I looked over at my Bahraini BFF, Zainab AlKhawaja, (more famously known as @AngryArabiya**) and was struck by how unafraid she looked. She was completely unfazed. In fact, everyone except me seemed to be unafraid. The crowd began to chant “Down with Hamad! Down with Hamad!” as the riot police marched closer to us. Nabeel Rajab, a prominent human rights leader, calmed the crowd and encouraged them to keep quiet in order to protect the children. The brave people around me showed no fear as we were herded into the front yard of a mosque. Within minutes, the crowd cooled down and someone was passing out bite-size pizzas and tea. It was totally unreal.

This is life in Bahrain.
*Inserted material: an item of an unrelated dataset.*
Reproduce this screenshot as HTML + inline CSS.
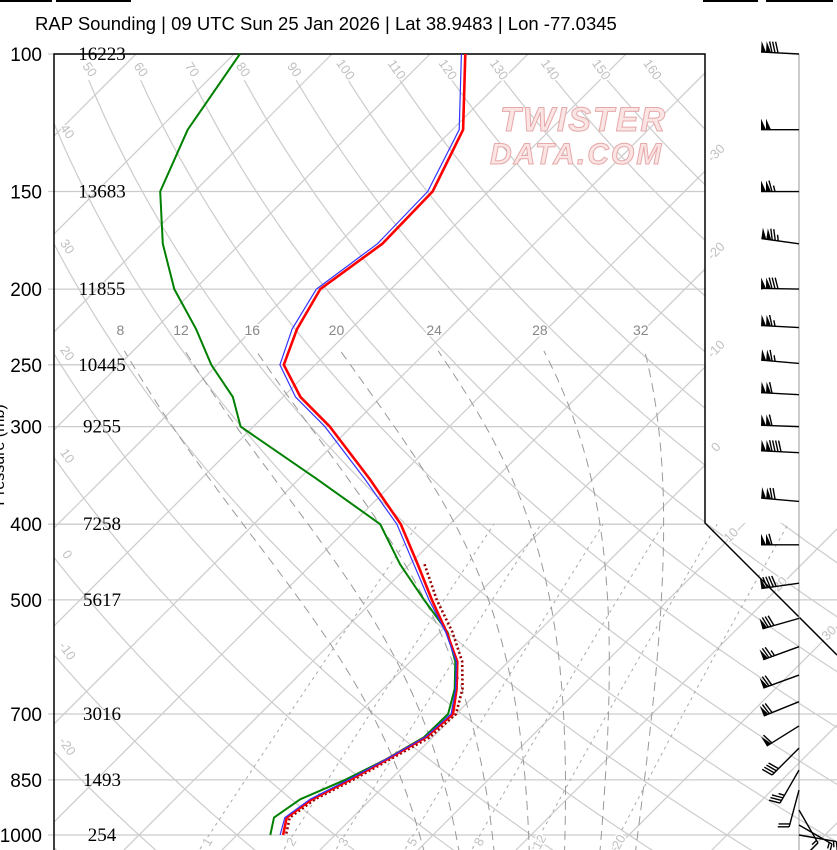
<!DOCTYPE html>
<html><head><meta charset="utf-8"><title>RAP Sounding</title>
<style>
html,body{margin:0;padding:0;background:#fff;}
svg{display:block;}
.gl{font-family:"Liberation Sans",sans-serif;font-size:13px;fill:#c0c0c0;}
</style></head>
<body>
<svg id="chart" width="837" height="850" viewBox="0 0 837 850" xmlns="http://www.w3.org/2000/svg">
  <rect x="0" y="0" width="837" height="850" fill="#fff"/>
  <rect x="0" y="0" width="52" height="2" fill="#000"/>
  <rect x="56" y="0" width="75" height="2" fill="#000"/>
  <rect x="703" y="0" width="55" height="2" fill="#000"/>
  <rect x="766" y="0" width="67" height="2" fill="#000"/>
  <text x="35" y="30" font-family="Liberation Sans, sans-serif" font-size="18.5" fill="#000">RAP Sounding | 09 UTC Sun 25 Jan 2026 | Lat 38.9483 | Lon -77.0345</text>
  <text transform="translate(4,455) rotate(-90)" text-anchor="middle" font-family="Liberation Sans, sans-serif" font-size="16" fill="#000">Pressure (mb)</text>
  <defs>
    <clipPath id="plotclip"><polygon points="54,54 705,54 705,523 837,523 837,850 54,850"/></clipPath>
  </defs>
  <g id="grid" clip-path="url(#plotclip)"></g>
  <g id="gridlabels"></g>
  <g font-family="Liberation Sans, sans-serif" font-style="italic" font-weight="bold" fill="#fbe4e4" stroke="#e6a9a9" stroke-width="1">
    <text x="500" y="131" font-size="34" letter-spacing="2">TWISTER</text>
    <text x="490" y="164" font-size="30" letter-spacing="2">DATA.COM</text>
  </g>
  <g id="frame"></g>
  <g id="traces"></g>
  <g id="winds"></g>
  <g id="labels"></g>
</svg>
<script>
// ---- data ----
const P = [100,125,150,175,200,225,250,275,300,350,400,450,500,550,600,650,700,750,800,850,900,950,1000];
const TEMP = [-66.4,-58.9,-55.7,-55.5,-57.2,-55.5,-53.2,-48.2,-42.2,-32.8,-25.0,-19.2,-14.1,-9.3,-5.2,-2.5,-0.3,-0.7,-2.4,-4.1,-6.0,-6.7,-5.3];
const DEWP = [-89.4,-87.0,-83.5,-77.9,-72.1,-65.8,-60.6,-55.1,-51.3,-38.2,-27.1,-21.0,-14.9,-9.2,-5.4,-2.7,-0.8,-0.9,-2.5,-4.6,-7.2,-8.0,-6.6];
const WETB = [-66.8,-59.3,-56.2,-56.0,-57.6,-56.0,-53.6,-48.7,-42.7,-33.3,-25.4,-19.6,-14.4,-9.4,-5.3,-2.6,-0.5,-0.8,-2.5,-4.3,-6.2,-6.9,-5.6];
const PARCEL_P = [450,500,550,600,650,700,750,800,850,900,950,1000];
const PARCEL_T = [-18.5,-13.6,-8.7,-4.7,-1.9,0.0,-0.3,-2.1,-3.8,-5.7,-6.4,-5.0];
const LEVEL_P = [100,150,200,250,300,400,500,700,850,1000];
const HEIGHTS = ["16223","13683","11855","10445","9255","7258","5617","3016","1493","254"];
const WIND_P = [100,125,150,175,200,224,249,273,300,324,374,425,476,528,574,624,675,725,774,826,876,929,971,1000];
const WIND_DIR = [273,270,270,278,271,273,275,273,272,273,275,270,262,254,250,250,248,238,225,210,195,150,120,100];
const WIND_SPD = [130,100,115,125,130,115,115,110,110,140,120,110,90,80,75,70,70,60,40,35,20,15,15,15];
const ISOTHERMS = [-110,-100,-90,-80,-70,-60,-50,-40,-30,-20,-10,0,10,20,30,40,50];
const DRY_THETA = [-40,-30,-20,-10,0,10,20,30,40,50,60,70,80,90,100,110,120,130,140,150,160,170,180];
const MOIST_THETA = [8,12,16,20,24,28,32];
const MIX_W = [1,2,3,5,8,12,20];

// ---- axis functions ----
function yP(p){ return 54 + 781*Math.log10(p/100); }
function xTP(t,p){ return 715 + 9.8*t - (yP(p)-455); }
const NS="http://www.w3.org/2000/svg";
function mk(tag, attrs, parent){ const e=document.createElementNS(NS,tag); for(const k in attrs) e.setAttribute(k,attrs[k]); parent.appendChild(e); return e; }
function pathFrom(pts){ return pts.map((q,i)=>(i?'L':'M')+q[0].toFixed(1)+','+q[1].toFixed(1)).join(''); }

const grid=document.getElementById('grid'), gl=document.getElementById('gridlabels');
const isoG=document.createElementNS(NS,'g'); grid.parentNode.insertBefore(isoG,grid);
LEVEL_P.forEach(p=>{
  const y=yP(p);
  const l=mk('line',{x1:48,x2:(p>=500?837:705),y1:y,y2:y,stroke:'#cccccc','stroke-width':1.3},isoG);
  
  
});
// isotherms
ISOTHERMS.forEach(t=>{
  const l=mk('line',{x1:xTP(t,1100),y1:yP(1100),x2:xTP(t,90),y2:yP(90),stroke:'#cccccc','stroke-width':1.2},grid);
  
  
});
ISOTHERMS.forEach(t=>{
  let lx,ly;
  if(t<=0){ ly=444+9.8*t+6; lx=719; if(ly<70||ly>520) return; }
  else { ly=(988+9.8*t)/2 - 5; lx=ly+182+14; if(lx>836) return; }
  const tx=mk('text',{x:lx,y:ly,class:'gl','text-anchor':'middle',transform:`rotate(-45 ${lx} ${ly})`},gl);
  tx.textContent=String(t);
  
  
});
// dry adiabats
DRY_THETA.forEach(th=>{
  const pts=[];
  for(let p=108;p<=1080;p+=6){ const t=(th+273.15)*Math.pow(p/1000,0.286)-273.15; pts.push([xTP(t,p),yP(p)]); }
  const l=mk('path',{d:pathFrom(pts),fill:'none',stroke:'#cccccc','stroke-width':1.2},grid);
  
  
  const t0=(th+273.15)*Math.pow(103/1000,0.286)-273.15; const x0=xTP(t0,103)+4;
  if(x0>75 && x0<690){
    const tx=mk('text',{x:x0,y:72,class:'gl','text-anchor':'middle',transform:`rotate(55 ${x0} 72)`},gl);
    tx.textContent=String(th);
    
    
  } else {
    let best=null;
    for(let p=100;p<=1050;p+=1){ const t=(th+273.15)*Math.pow(p/1000,0.286)-273.15; const x=xTP(t,p); if(Math.abs(x-64)<1.5){best=p;break;} }
    if(best){ const yy=yP(best)-14;
      if(yy>100 && yy<840){
      const tx=mk('text',{x:67,y:yy+4,class:'gl','text-anchor':'middle',transform:`rotate(55 67 ${yy})`},gl);
      tx.textContent=String(th);
      
      }
    }
  }
});
// moist adiabats
function es(t){ return 6.112*Math.exp(17.67*t/(t+243.5)); }
const MX=(x)=>117+(x-87)*0.927;
MOIST_THETA.forEach(tw=>{
  const pts=[];
  let td=tw, pd=1000;
  while(pd<1060){ const T=td+273.15, e=es(td), rs=0.622*e/(pd-e);
    const g=(287*T+2.5e6*rs)/(pd*(1004+2.5e6*2.5e6*rs*0.622/(287*T*T))); td+=g*2; pd+=2; }
  let tc=td, pc=pd;
  while(pc>240){ pts.push([MX(xTP(tc,pc)),yP(pc)]);
    const T=tc+273.15, e=es(tc), rs=0.622*e/(pc-e);
    const g=(287*T+2.5e6*rs)/(pc*(1004+2.5e6*2.5e6*rs*0.622/(287*T*T)));
    tc-=g*2; pc-=2; }
  pts.push([MX(xTP(tc,pc)),yP(pc)]);
  const l=mk('path',{d:pathFrom(pts),fill:'none',stroke:'#999','stroke-width':1,'stroke-dasharray':'9,6'},grid);
  
  
  const lx=MX(xTP(tc,pc))-4;
  const tx=mk('text',{x:lx,y:335,'text-anchor':'middle','font-family':'Liberation Sans, sans-serif','font-size':'14',fill:'#888'},gl);
  tx.textContent=String(tw);
  
  
});
// mixing ratio lines
const MIX_SHIFT=42;
function tdw(w,p){ const e=w*p/(622+w); const a=Math.log(e/6.112); return 243.5*a/(17.67-a); }
MIX_W.forEach(w=>{
  const pts=[]; for(let p=1060;p>=400;p-=10){ pts.push([xTP(tdw(w,p),p)+MIX_SHIFT,yP(p)]); }
  const l=mk('path',{d:pathFrom(pts),fill:'none',stroke:'#aaa','stroke-width':1,'stroke-dasharray':'3,4'},grid);
  
  
  const lx=xTP(tdw(w,1030),1030)+MIX_SHIFT+5;
  const tx=mk('text',{x:lx,y:846,class:'gl','text-anchor':'middle',transform:`rotate(-60 ${lx} 842)`},gl);
  tx.setAttribute('fill','#aaa');
  tx.textContent=String(w);
  
  
});
gl.querySelectorAll('text').forEach(t=>{ t.setAttribute('stroke','#fff'); t.setAttribute('stroke-width','3'); t.setAttribute('paint-order','stroke'); });

// frame
const fr=document.getElementById('frame');
const fpath=mk('path',{d:'M54,850 L54,54 L705,54 L705,523 L837,655',fill:'none',stroke:'#000','stroke-width':1.5},fr);


const staff=mk('line',{x1:799,x2:799,y1:54,y2:850,stroke:'#999','stroke-width':1},fr);



// traces
const tr=document.getElementById('traces');
function trace(pa,ta,attrs,name){
  const d=pathFrom(pa.map((p,i)=>[xTP(ta[i],p),yP(p)]));
  const a=Object.assign({d:d,fill:'none','stroke-linejoin':'round'},attrs);
  const e=mk('path',a,tr);
  
  
}
trace(PARCEL_P,PARCEL_T,{stroke:'#990000','stroke-width':2.6,'stroke-dasharray':'2,2.5'},'parcel-trace');
trace(P,DEWP,{stroke:'#008000','stroke-width':2},'dewpoint-trace');
trace(P,TEMP,{stroke:'#ff0000','stroke-width':2.6},'temperature-trace');
trace(P,WETB,{stroke:'#3333ff','stroke-width':1.2},'wetbulb-trace');

// wind barbs
const wg=document.getElementById('winds');
WIND_P.forEach((p,i)=>{
  const g=mk('g',{},wg);
  
  
  const y=yP(p), bx=799, L=38;
  const a=WIND_DIR[i]*Math.PI/180; const ux=Math.sin(a), uy=-Math.cos(a);
  const nx=-uy, ny=ux;
  const P2=(s)=>[bx+ux*s, y+uy*s];
  const tip=P2(L);
  mk('line',{x1:bx,y1:y,x2:tip[0],y2:tip[1],stroke:'#000','stroke-width':1.4},g);
  let spd=Math.round(WIND_SPD[i]/5)*5, pos=L;
  while(spd>=50){ const a1=P2(pos), a2=P2(pos-5);
    mk('polygon',{points:`${a1[0]},${a1[1]} ${a1[0]+nx*11},${a1[1]+ny*11} ${a2[0]},${a2[1]}`,fill:'#000'},g);
    pos-=5; spd-=50; }
  if(pos<L) pos-=1;
  while(spd>=10){ const a1=P2(pos);
    mk('line',{x1:a1[0],y1:a1[1],x2:a1[0]+nx*11+ux*3,y2:a1[1]+ny*11+uy*3,stroke:'#000','stroke-width':1.4},g);
    pos-=3; spd-=10; }
  if(spd>=5){ const a1=P2(pos);
    mk('line',{x1:a1[0],y1:a1[1],x2:a1[0]+nx*6+ux*1.5,y2:a1[1]+ny*6+uy*1.5,stroke:'#000','stroke-width':1.4},g); }
});

// pressure and height labels
const lb=document.getElementById('labels');
LEVEL_P.forEach((p,i)=>{
  const y=yP(p);
  const t=mk('text',{x:42,y:y+7,'text-anchor':'end','font-family':'Liberation Sans, sans-serif','font-size':'19',fill:'#000'},lb);
  t.textContent=String(p);
  
  
  const h=mk('text',{x:102,y:y+6,'text-anchor':'middle','font-family':'Liberation Serif, serif','font-size':'19',fill:'#000'},lb);
  h.textContent=HEIGHTS[i];
  
  
});
</script>
</body></html>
This is what people deal with DAILY.

In my naivety, I looked over at Zainab and asked her what the hell had just happened. She coolly explained that in Bahrain, an unapproved gathering of more than five people is illegal. (A restriction on the right to assemble eerily similar to Professor Umbridge’s ban on gatherings of more than three students at Hogwarts.)

A few days and a few riot police confrontations later, I went with Zainab, Nabeel and a man named Sayed Yousef to the village of Dih in order to pay our respects to the family of an 18-year-old who was beaten to death by the police. Before going into the family’s home, we stopped for a cigarette. There wasn’t a soul on the street and since there were only four of us, we weren’t “illegally gathering.” Yet, for some inexplicable reason, tear gas was shot into the village. Canister after canister fell to the ground and within minutes the village was submerged in a blanket of thick tear gas. Why was this happening? These people were being punished and they hadn’t done anything! “Life’s not fair!” Nabeel said to me as we hopped in our car and drove down the street, leaving the cloud of tear-gas behind.

The family was happy to see us. They were gracious with our condolences and open with their emotions. Nabeel praised their son’s efforts in the fight for freedom and assured them that history would remember his death as an honorable one. The father, sisters, brothers, aunts and cousins all teared up remembering the young man. The mother, however, did not. I cannot forget her face. This woman looked straight ahead with eyes filled with a rage that can only come from grave injustice; a rage I hope never to feel. This was the second son she had lost to the Bahraini revolution, this was the second son she had lost to the so-called “Forgotten Revolution” and none of our condolences could bring her son back.